— REQUIRED TASK —
Using the data below, output the first line and every line after it up to and including the line containing "bonded = [0.015, 0.0038, 0.00094, 0.00049, 0.000190, 0.000142]", exactly as written and with nothing added.

— DATASET EXCERPT —
----
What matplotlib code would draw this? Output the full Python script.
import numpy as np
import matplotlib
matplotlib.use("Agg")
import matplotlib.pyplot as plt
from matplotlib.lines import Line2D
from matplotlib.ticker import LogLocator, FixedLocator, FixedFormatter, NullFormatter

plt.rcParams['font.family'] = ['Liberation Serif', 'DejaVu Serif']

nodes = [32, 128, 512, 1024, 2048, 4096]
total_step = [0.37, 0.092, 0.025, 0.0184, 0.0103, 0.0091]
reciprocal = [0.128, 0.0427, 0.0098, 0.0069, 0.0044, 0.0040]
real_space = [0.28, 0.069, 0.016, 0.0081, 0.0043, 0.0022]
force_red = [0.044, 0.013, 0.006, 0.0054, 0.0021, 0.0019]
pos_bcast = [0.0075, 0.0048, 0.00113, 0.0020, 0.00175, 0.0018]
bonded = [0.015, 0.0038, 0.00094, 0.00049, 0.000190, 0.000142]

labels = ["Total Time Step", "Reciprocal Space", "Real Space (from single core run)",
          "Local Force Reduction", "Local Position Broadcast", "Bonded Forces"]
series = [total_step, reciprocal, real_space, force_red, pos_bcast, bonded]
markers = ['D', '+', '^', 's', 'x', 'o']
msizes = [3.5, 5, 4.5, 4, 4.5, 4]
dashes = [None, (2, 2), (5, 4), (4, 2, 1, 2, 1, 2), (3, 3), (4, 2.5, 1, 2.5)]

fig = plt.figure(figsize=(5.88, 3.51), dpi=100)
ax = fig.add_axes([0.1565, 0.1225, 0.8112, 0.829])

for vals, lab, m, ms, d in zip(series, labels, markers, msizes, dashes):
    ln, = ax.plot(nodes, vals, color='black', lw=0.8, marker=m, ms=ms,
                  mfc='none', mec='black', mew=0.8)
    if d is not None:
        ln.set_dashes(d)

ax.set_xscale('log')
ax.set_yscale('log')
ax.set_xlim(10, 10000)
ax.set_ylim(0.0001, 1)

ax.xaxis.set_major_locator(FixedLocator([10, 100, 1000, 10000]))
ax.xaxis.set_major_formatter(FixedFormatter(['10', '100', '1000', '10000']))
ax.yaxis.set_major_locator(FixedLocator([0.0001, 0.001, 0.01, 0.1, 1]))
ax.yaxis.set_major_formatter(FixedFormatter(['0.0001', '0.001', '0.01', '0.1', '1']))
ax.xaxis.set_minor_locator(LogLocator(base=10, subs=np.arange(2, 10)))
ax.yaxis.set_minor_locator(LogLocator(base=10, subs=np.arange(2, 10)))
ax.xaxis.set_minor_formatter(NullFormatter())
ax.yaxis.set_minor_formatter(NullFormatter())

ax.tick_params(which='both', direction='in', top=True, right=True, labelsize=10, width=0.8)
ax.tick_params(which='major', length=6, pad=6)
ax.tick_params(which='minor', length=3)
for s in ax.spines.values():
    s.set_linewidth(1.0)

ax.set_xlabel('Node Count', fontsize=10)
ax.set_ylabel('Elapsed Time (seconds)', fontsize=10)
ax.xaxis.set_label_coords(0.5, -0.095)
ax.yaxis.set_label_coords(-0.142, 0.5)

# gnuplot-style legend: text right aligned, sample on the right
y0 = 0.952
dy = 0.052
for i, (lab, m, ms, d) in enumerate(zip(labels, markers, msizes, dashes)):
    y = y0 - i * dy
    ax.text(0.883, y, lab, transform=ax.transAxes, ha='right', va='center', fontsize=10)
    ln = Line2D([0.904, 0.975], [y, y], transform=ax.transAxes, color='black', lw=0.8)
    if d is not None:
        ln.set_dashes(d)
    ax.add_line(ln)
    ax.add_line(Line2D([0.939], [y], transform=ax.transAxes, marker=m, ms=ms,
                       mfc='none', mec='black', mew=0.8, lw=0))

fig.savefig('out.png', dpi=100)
----
— SOLUTION —
What matplotlib code would draw this? Output the full Python script.
import numpy as np
import matplotlib
matplotlib.use("Agg")
import matplotlib.pyplot as plt
from matplotlib.lines import Line2D
from matplotlib.ticker import LogLocator, FixedLocator, FixedFormatter, NullFormatter

plt.rcParams['font.family'] = ['Liberation Serif', 'DejaVu Serif']

nodes = [32, 128, 512, 1024, 2048, 4096]
total_step = [0.37, 0.092, 0.025, 0.0184, 0.0103, 0.0091]
reciprocal = [0.128, 0.0427, 0.0098, 0.0069, 0.0044, 0.0040]
real_space = [0.28, 0.069, 0.016, 0.0081, 0.0043, 0.0022]
force_red = [0.044, 0.013, 0.006, 0.0054, 0.0021, 0.0019]
pos_bcast = [0.0075, 0.0048, 0.00113, 0.0020, 0.00175, 0.0018]
bonded = [0.015, 0.0038, 0.00094, 0.00049, 0.000190, 0.000142]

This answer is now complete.